It is expected that as a result of the financing associated with the Strategic
Restructuring Plan, a total of approximately $774.9 million of indebtedness will
constitute Designated Senior Indebtedness.
 
    In the event that, notwithstanding the foregoing, the Trustee or any Holder
receives any payment or distribution of assets of U.S. Office Products of any
kind in contravention of any of the terms of the Indenture, whether in cash,
property or securities, including, without limitation, by way of set-off or
otherwise, in respect of the Notes before all Senior Indebtedness is paid in
full, then such payment or distribution will be held by the recipient in trust
for the benefit of the holders of Senior Indebtedness of U.S. Office Products,
and will be immediately paid over or delivered to the holders of Senior
Indebtedness of U.S. Office Products or their representative or representatives
to the extent necessary to make payment in full of all Senior Indebtedness of
U.S. Office Products remaining unpaid, after giving effect to any concurrent
payment or distribution, or provision therefor, to or for the holder of Senior
Indebtedness of U.S. Office Products.
 
    The Notes are obligations exclusively of U.S. Office Products. As certain of
the Company's operations are conducted through subsidiaries, the cash flow and
the consequent ability to service debt of U.S. Office Products, including the
Notes, may be dependent upon the earnings of its subsidiaries and the
distribution of those earnings to, or upon loans, royalties, license fees, or
other payments of funds by those subsidiaries
 
                                       54
<PAGE>
to, U.S. Office Products. The subsidiaries are separate and distinct legal
entities and have no obligation, contingent or otherwise, to pay any amounts due
pursuant to the Notes or to make any funds available therefor, whether by
dividends, loans or other payments.
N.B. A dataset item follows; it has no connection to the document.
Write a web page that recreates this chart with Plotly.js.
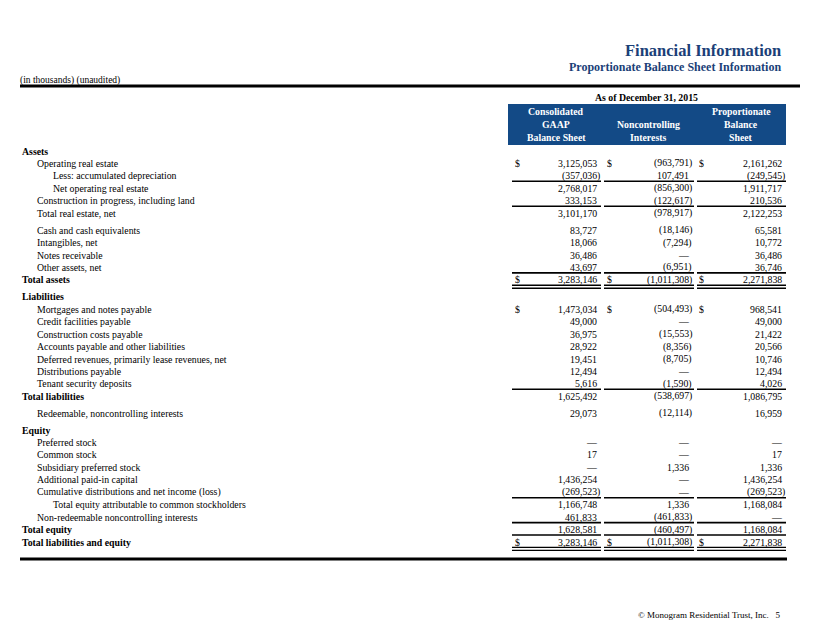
<!DOCTYPE html>
<html>
<head>
<meta charset="utf-8">
<script src="https://cdn.plot.ly/plotly-3.0.1.min.js"></script>
<style>
  body { margin: 0; background: #fff; }
  #plot { width: 822px; height: 635px; }
</style>
</head>
<body>
<div id="plot"></div>
<script>
// Dados da tabela (em milhares)
const rowLabels = [
  "Assets",
  "Operating real estate",
  "Less: accumulated depreciation",
  "Net operating real estate",
  "Construction in progress, including land",
  "Total real estate, net",
  "Cash and cash equivalents",
  "Intangibles, net",
  "Notes receivable",
  "Other assets, net",
  "Total assets",
  "Liabilities",
  "Mortgages and notes payable",
  "Credit facilities payable",
  "Construction costs payable",
  "Accounts payable and other liabilities",
  "Deferred revenues, primarily lease revenues, net",
  "Distributions payable",
  "Tenant security deposits",
  "Total liabilities",
  "Redeemable, noncontrolling interests",
  "Equity",
  "Preferred stock",
  "Common stock",
  "Subsidiary preferred stock",
  "Additional paid-in capital",
  "Cumulative distributions and net income (loss)",
  "Total equity attributable to common stockholders",
  "Non-redeemable noncontrolling interests",
  "Total equity",
  "Total liabilities and equity"
];

const rowLevel = [0, 1, 2, 2, 1, 1, 1, 1, 1, 1, 0, 0, 1, 1, 1, 1, 1, 1, 1, 0, 1, 0, 1, 1, 1, 1, 1, 2, 1, 0, 0];

const consolidated = [
  null, 3125053, -357036, 2768017, 333153, 3101170, 83727, 18066, 36486, 43697, 3283146,
  null, 1473034, 49000, 36975, 28922, 19451, 12494, 5616, 1625492, 29073,
  null, 0, 17, 0, 1436254, -269523, 1166748, 461833, 1628581, 3283146
];
const noncontrolling = [
  null, -963791, 107491, -856300, -122617, -978917, -18146, -7294, 0, -6951, -1011308,
  null, -504493, 0, -15553, -8356, -8705, 0, -1590, -538697, -12114,
  null, 0, 0, 1336, 0, 0, 1336, -461833, -460497, -1011308
];
const proportionate = [
  null, 2161262, -249545, 1911717, 210536, 2122253, 65581, 10772, 36486, 36746, 2271838,
  null, 968541, 49000, 21422, 20566, 10746, 12494, 4026, 1086795, 16959,
  null, 0, 17, 1336, 1436254, -269523, 1168084, 0, 1168084, 2271838
];

const columnHeaders = [
  ["Consolidated", "GAAP", "Balance Sheet"],
  ["", "Noncontrolling", "Interests"],
  ["Proportionate", "Balance", "Sheet"]
];

const dollarRows = [1, 10, 12, 30];
const singleRuleRows = [2, 4, 9, 18, 26, 28, 29];
const doubleRuleRows = [10, 30];
const gapBeforeRows = [6, 11, 20, 21];

// Layout (pixels)
const FONT = "Liberation Serif, Times New Roman, serif";
const NAVY = "#1b3f78";
const BOX = "#134a86";
const SZ = 9.8;
const rowStart = 151, rowStep = 12.45, rowGap = 4.4;
const indentX = [22, 37, 53];
const cols = [
  { left: 512, right: 601, digits: 597, dollar: 515, center: 556 },
  { left: 604, right: 694, digits: 689, dollar: 607, center: 648 },
  { left: 697, right: 786, digits: 782, dollar: 699, center: 741 }
];

function fmt(n) {
  return Math.abs(n).toString().replace(/\B(?=(\d{3})+(?!\d))/g, ",");
}

const rowY = [];
let y = rowStart;
rowLabels.forEach((_, i) => {
  if (i > 0) y += rowStep + (gapBeforeRows.includes(i) ? rowGap : 0);
  rowY.push(y);
});

const annotations = [];
const shapes = [];

function txt(x, yy, text, opts) {
  annotations.push(Object.assign({
    x: x, y: yy, xref: "x", yref: "y", text: text, showarrow: false,
    xanchor: "left", yanchor: "middle", borderpad: 0, borderwidth: 0,
    font: { family: FONT, size: SZ, color: "#000" }
  }, opts || {}));
}

// Cabeçalho
txt(781, 50, "<b>Financial Information</b>", { xanchor: "right", font: { family: FONT, size: 16.5, color: NAVY } });
txt(781, 67, "<b>Proportionate Balance Sheet Information</b>", { xanchor: "right", font: { family: FONT, size: 12, color: NAVY } });
txt(20, 80, "(in thousands) (unaudited)", { font: { family: FONT, size: 9.5, color: "#000" } });
shapes.push({ type: "line", xref: "x", yref: "y", x0: 20, x1: 800, y0: 86, y1: 86, line: { color: "#000", width: 3 } });
txt(646, 97, "<b>As of December 31, 2015</b>", { xanchor: "center" });

shapes.push({ type: "rect", xref: "x", yref: "y", x0: 508, x1: 786, y0: 104, y1: 145, fillcolor: BOX, line: { width: 0 }, layer: "below" });
const headerY = [111, 124, 137.5];
columnHeaders.forEach((lines, c) => {
  lines.forEach((t, k) => {
    if (t) txt(cols[c].center, headerY[k], "<b>" + t + "</b>", { xanchor: "center", font: { family: FONT, size: SZ, color: "#fff" } });
  });
});

// Linhas da tabela
const series = [consolidated, noncontrolling, proportionate];
rowLabels.forEach((label, i) => {
  const lvl = rowLevel[i];
  txt(indentX[lvl], rowY[i], lvl === 0 ? "<b>" + label + "</b>" : label);
  series.forEach((vals, c) => {
    const v = vals[i];
    if (v === null) return;
    let s, xr;
    if (v === 0) { s = "—"; xr = cols[c].digits; }
    else if (v < 0) { s = "(" + fmt(v) + ")"; xr = cols[c].digits + 3.3; }
    else { s = fmt(v); xr = cols[c].digits; }
    txt(xr, rowY[i], s, { xanchor: "right" });
    if (dollarRows.includes(i)) txt(cols[c].dollar, rowY[i], "$");
  });
  cols.forEach((col) => {
    if (singleRuleRows.includes(i)) {
      shapes.push({ type: "line", xref: "x", yref: "y", x0: col.left, x1: col.right, y0: rowY[i] + 5.4, y1: rowY[i] + 5.4, line: { color: "#000", width: 1.6 } });
    }
    if (doubleRuleRows.includes(i)) {
      [5.3, 8.3].forEach((d) => {
        shapes.push({ type: "line", xref: "x", yref: "y", x0: col.left, x1: col.right, y0: rowY[i] + d, y1: rowY[i] + d, line: { color: "#000", width: 1.4 } });
      });
    }
  });
});

const lastY = rowY[rowY.length - 1];
shapes.push({ type: "line", xref: "x", yref: "y", x0: 20, x1: 787, y0: lastY + 17, y1: lastY + 17, line: { color: "#000", width: 3 } });

txt(781, 615, "© Monogram Residential Trust, Inc.&nbsp;&nbsp;&nbsp;5", { xanchor: "right", font: { family: FONT, size: 9, color: "#000" } });

const layout = {
  width: 822,
  height: 635,
  margin: { l: 0, r: 0, t: 0, b: 0 },
  paper_bgcolor: "#fff",
  plot_bgcolor: "#fff",
  showlegend: false,
  xaxis: { range: [0, 822], visible: false, fixedrange: true },
  yaxis: { range: [635, 0], visible: false, fixedrange: true },
  annotations: annotations,
  shapes: shapes
};

Plotly.newPlot("plot", [{ x: [], y: [], type: "scatter", mode: "markers", hoverinfo: "skip" }], layout, { displayModeBar: false, staticPlot: true });
</script>
</body>
</html>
In addition, the payment of dividends and
the making of loans and advances to U.S. Office Products by its subsidiaries may
be subject to statutory or contractual restrictions, are dependent upon the
earnings of those subsidiaries and are subject to various business
considerations.
 
    Any right of U.S. Office Products to receive assets of any of its
subsidiaries upon their liquidation or reorganization (and the consequent right
of the Holders to participate in these assets) will be effectively subordinated
to the claims of that subsidiary's creditors (including trade creditors), except
to the extent that U.S. Office Products is itself recognized as a creditor of
such subsidiary, in which case the claims of U.S. Office Products would still be
subordinate to any security interests in the assets of such subsidiary and any
indebtedness of such subsidiary senior to that held by U.S. Office Products.
 
   
    As of February 21, 1998, U.S. Office Products had approximately $361.8
million of indebtedness outstanding (excluding accrued interest) that
constituted Senior Indebtedness. As of February 21, 1998, there was also
outstanding approximately $24.8 million of indebtedness and other obligations of
subsidiaries of U.S. Office Products (excluding intercompany liabilities and
liabilities of a type not required to be reflected as a liability on the balance
sheet of such subsidiaries in accordance with GAAP) as to which the Notes were
effectively structurally subordinated. The amount of Senior Indebtedness may
change in the future and indebtedness of subsidiaries may change in the future.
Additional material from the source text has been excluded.